» **WRITTEN INSTRUCTION**
Return the number of lines holding "draw", with nothing added.
+++ DATA EXTRACT +++
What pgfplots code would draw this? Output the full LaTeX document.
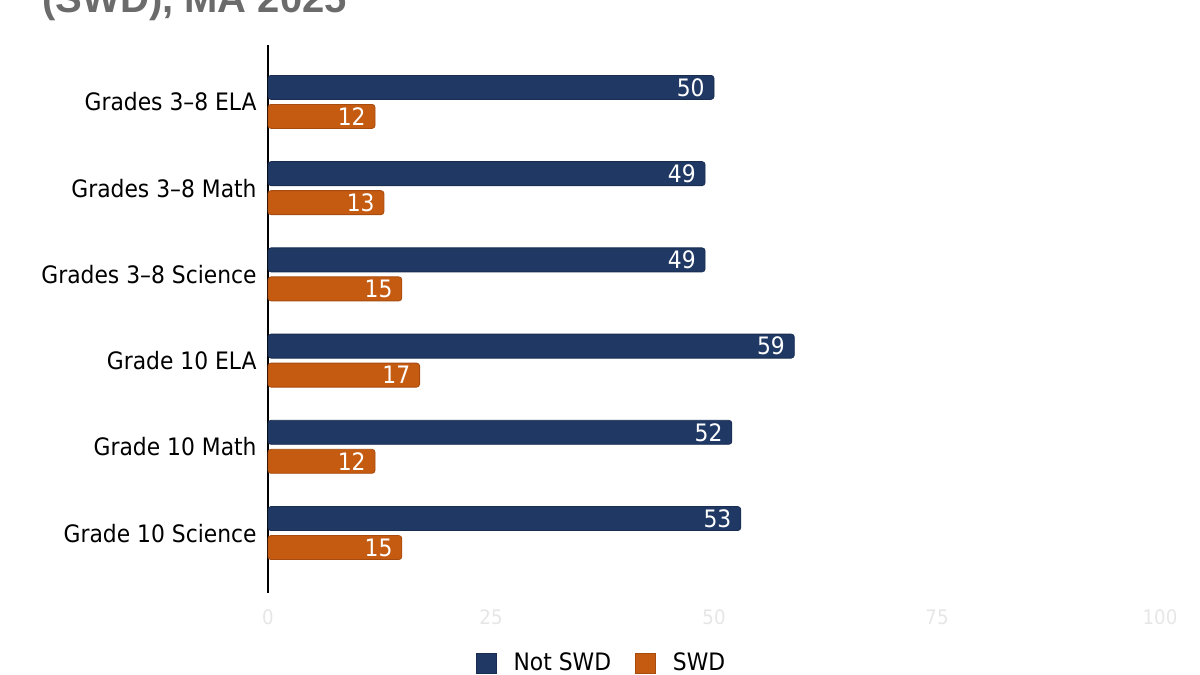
\documentclass[border=0pt]{standalone}
\usepackage{pgfplots}
\pgfplotsset{compat=1.18}
\usepackage{fontspec}
\setmainfont[FakeStretch=0.91]{DejaVu Sans}
\newfontfamily\titlefont{Liberation Sans}
\definecolor{navy}{HTML}{1F3864}
\definecolor{burnt}{HTML}{C55A11}
\definecolor{tickgray}{HTML}{E6E6E6}
\definecolor{titlegray}{HTML}{6B6B6B}
\begin{document}
\begin{tikzpicture}
\node[anchor=base west, inner sep=0pt, font=\titlefont\bfseries\fontsize{20}{24}\selectfont, text=titlegray] at (21pt,331pt) {(SWD), MA 2025};
\begin{axis}[
  at={(134pt,41pt)}, anchor=south west,
  scale only axis, width=446pt, height=274pt,
  xbar,
  xmin=0, xmax=100,
  ymin=-0.695, ymax=5.66,
  xtick={0,25,50,75,100},
  ytick={0,1,2,3,4,5},
  yticklabels={Grade 10 Science, Grade 10 Math, Grade 10 ELA, Grades 3–8 Science, Grades 3–8 Math, Grades 3–8 ELA},
  axis x line=none,
  axis y line=left,
  y axis line style={-, draw=black, line width=0.8pt},
  major tick length=0pt,
  tick style={draw=none},
  /pgf/number format/assume math mode=true,
  yticklabel style={font=\fontsize{12}{14}\selectfont, text=black, inner sep=0pt, xshift=-5.5pt},
  bar width=12pt,
  nodes near coords,
  every node near coord/.append style={anchor=east, text=white, font=\fontsize{12}{14}\selectfont, inner sep=0pt, xshift=-4.5pt},
  legend columns=2,
  legend style={draw=none, at={(0.375,-0.128)}, anchor=center, font=\fontsize{12}{14}\selectfont,
    /tikz/every odd column/.append style={column sep=6.5pt},
    /tikz/every even column/.append style={column sep=10pt}},
  legend image code/.code={\fill[#1, sharp corners] (0pt,-5pt) rectangle (10pt,5pt);},
  clip=false,
]
\addplot[fill=navy, draw=navy!80!black, line width=0.4pt, rounded corners=1.5pt, bar shift=7.25pt] coordinates {(50,5) (49,4) (49,3) (59,2) (52,1) (53,0)};
\addplot[fill=burnt, draw=burnt!85!black, line width=0.4pt, rounded corners=1.5pt, bar shift=-7.25pt] coordinates {(12,5) (13,4) (15,3) (17,2) (12,1) (15,0)};
\legend{Not SWD, SWD}
\end{axis}
% x tick labels (light gray)
\begin{axis}[
  at={(134pt,41pt)}, anchor=south west,
  scale only axis, width=446pt, height=274pt,
  xmin=0, xmax=100, ymin=0, ymax=1,
  hide y axis, axis x line*=bottom, x axis line style={draw=none},
  xtick={0,25,50,75,100}, major tick length=0pt, tick style={draw=none},
  /pgf/number format/assume math mode=true,
  xticklabel style={font=\fontsize{10}{12}\selectfont, text=tickgray, yshift=-5pt},
]
\addplot[draw=none] coordinates {(0,0)};
\end{axis}
\pgfresetboundingbox
\useasboundingbox (0,0) rectangle (600pt,337.5pt);
\end{tikzpicture}
\end{document}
+++
» **SOLUTION TO THE PROBLEM**
9